If you are contemplating a sale, it is advisable to carefully review your itemized expenses alongside your accountant. Consider whether each expense is genuinely necessary for the business or if it can be classified as nonessential. For instance, analyze write-offs related to transportation, meals, one-time nonessential services, subscriptions, personal office space, and other similar expenses. Qualify why each item is nonessential and compile a comprehensive list. Once you have the sum of these nonessential expenses, you can add it back to your profit, arriving at your new profit number.

Understanding the significance of add-backs is paramount. While every business owner aims to maximize deductions and minimize tax liability, it is essential to identify expenses that can be added back. By doing so, you can boost the profitability of your business, making it more attractive to potential buyers.

When preparing your business for a sale, it is advisable to consult with a qualified accountant or financial advisor.
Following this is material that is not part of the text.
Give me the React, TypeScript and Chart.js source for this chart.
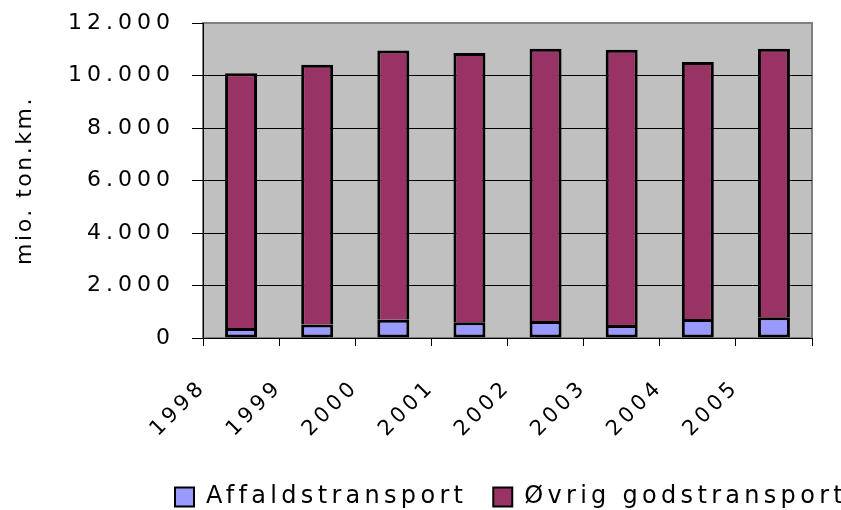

They can guide you through the process of identifying add-backs and optimizing your financial statements. These professionals have the expertise to ensure that you present your business in the best possible light, maximizing its valuation and potential sale price.

Ultimately, maximizing your deductions and carefully considering add-backs play a crucial role in increasing the profitability of your business and enhancing its market value. By strategically managing your expenses, consulting with professionals, and conducting thorough evaluations, you can position your business for a successful and lucrative sale in the future.